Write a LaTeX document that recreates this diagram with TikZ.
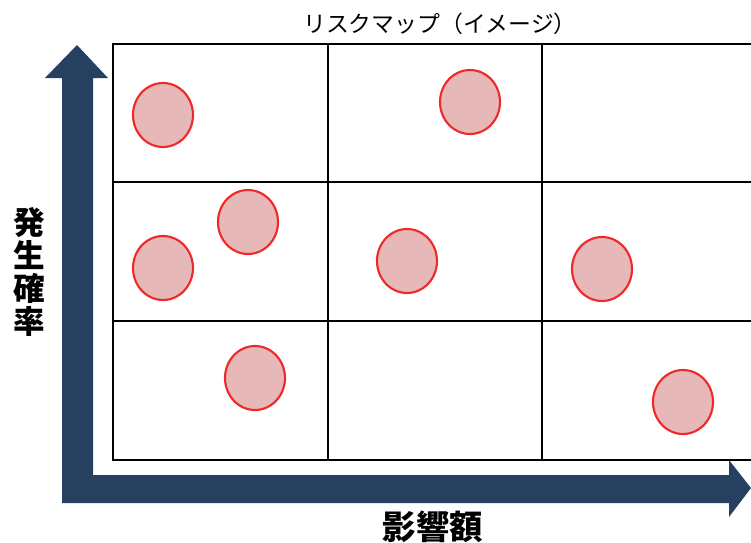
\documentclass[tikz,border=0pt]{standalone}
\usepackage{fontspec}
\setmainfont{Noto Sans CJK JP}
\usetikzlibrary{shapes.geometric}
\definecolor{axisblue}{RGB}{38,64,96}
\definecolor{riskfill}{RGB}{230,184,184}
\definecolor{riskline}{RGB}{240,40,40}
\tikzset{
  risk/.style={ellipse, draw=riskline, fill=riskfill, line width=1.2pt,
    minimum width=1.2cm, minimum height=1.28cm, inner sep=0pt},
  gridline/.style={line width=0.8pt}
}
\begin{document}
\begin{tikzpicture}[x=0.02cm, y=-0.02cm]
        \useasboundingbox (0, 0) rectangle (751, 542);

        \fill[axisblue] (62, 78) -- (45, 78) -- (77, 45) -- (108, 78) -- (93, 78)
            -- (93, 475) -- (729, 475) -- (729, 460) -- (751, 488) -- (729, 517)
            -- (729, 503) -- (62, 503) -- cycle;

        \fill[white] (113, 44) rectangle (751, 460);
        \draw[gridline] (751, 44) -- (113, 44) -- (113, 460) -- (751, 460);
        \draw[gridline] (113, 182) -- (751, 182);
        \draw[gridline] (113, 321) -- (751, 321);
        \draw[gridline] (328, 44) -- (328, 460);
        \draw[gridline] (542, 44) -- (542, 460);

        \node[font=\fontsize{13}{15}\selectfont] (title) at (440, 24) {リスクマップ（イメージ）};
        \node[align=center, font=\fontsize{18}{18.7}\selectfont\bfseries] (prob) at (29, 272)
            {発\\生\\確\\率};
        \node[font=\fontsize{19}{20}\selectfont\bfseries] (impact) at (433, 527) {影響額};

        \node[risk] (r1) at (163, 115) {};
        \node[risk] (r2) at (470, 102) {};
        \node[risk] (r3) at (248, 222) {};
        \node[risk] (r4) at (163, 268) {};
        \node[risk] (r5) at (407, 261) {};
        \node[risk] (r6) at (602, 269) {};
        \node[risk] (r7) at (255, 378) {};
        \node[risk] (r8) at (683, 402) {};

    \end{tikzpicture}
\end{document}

--------------------------------------------------

**What is required**
From start to finish, output the listing exactly, but omit its pictures.

**Solution to the exercise**
Write a LaTeX document that recreates this diagram with TikZ.
\documentclass[tikz,border=0pt]{standalone}
\usepackage{fontspec}
\setmainfont{Noto Sans CJK JP}
\usetikzlibrary{shapes.geometric}
\definecolor{axisblue}{RGB}{38,64,96}
\definecolor{riskfill}{RGB}{230,184,184}
\definecolor{riskline}{RGB}{240,40,40}
\tikzset{
  risk/.style={ellipse, draw=riskline, fill=riskfill, line width=1.2pt,
    minimum width=1.2cm, minimum height=1.28cm, inner sep=0pt},
  gridline/.style={line width=0.8pt}
}
\begin{document}
\begin{tikzpicture}[x=0.02cm, y=-0.02cm]
        \useasboundingbox (0, 0) rectangle (751, 542);

        \fill[axisblue] (62, 78) -- (45, 78) -- (77, 45) -- (108, 78) -- (93, 78)
            -- (93, 475) -- (729, 475) -- (729, 460) -- (751, 488) -- (729, 517)
            -- (729, 503) -- (62, 503) -- cycle;

        \fill[white] (113, 44) rectangle (751, 460);
        \draw[gridline] (751, 44) -- (113, 44) -- (113, 460) -- (751, 460);
        \draw[gridline] (113, 182) -- (751, 182);
        \draw[gridline] (113, 321) -- (751, 321);
        \draw[gridline] (328, 44) -- (328, 460);
        \draw[gridline] (542, 44) -- (542, 460);

        \node[font=\fontsize{13}{15}\selectfont] (title) at (440, 24) {リスクマップ（イメージ）};
        \node[align=center, font=\fontsize{18}{18.7}\selectfont\bfseries] (prob) at (29, 272)
            {発\\生\\確\\率};
        \node[font=\fontsize{19}{20}\selectfont\bfseries] (impact) at (433, 527) {影響額};

        \node[risk] (r1) at (163, 115) {};
        \node[risk] (r2) at (470, 102) {};
        \node[risk] (r3) at (248, 222) {};
        \node[risk] (r4) at (163, 268) {};
        \node[risk] (r5) at (407, 261) {};
        \node[risk] (r6) at (602, 269) {};
        \node[risk] (r7) at (255, 378) {};
        \node[risk] (r8) at (683, 402) {};

    \end{tikzpicture}
\end{document}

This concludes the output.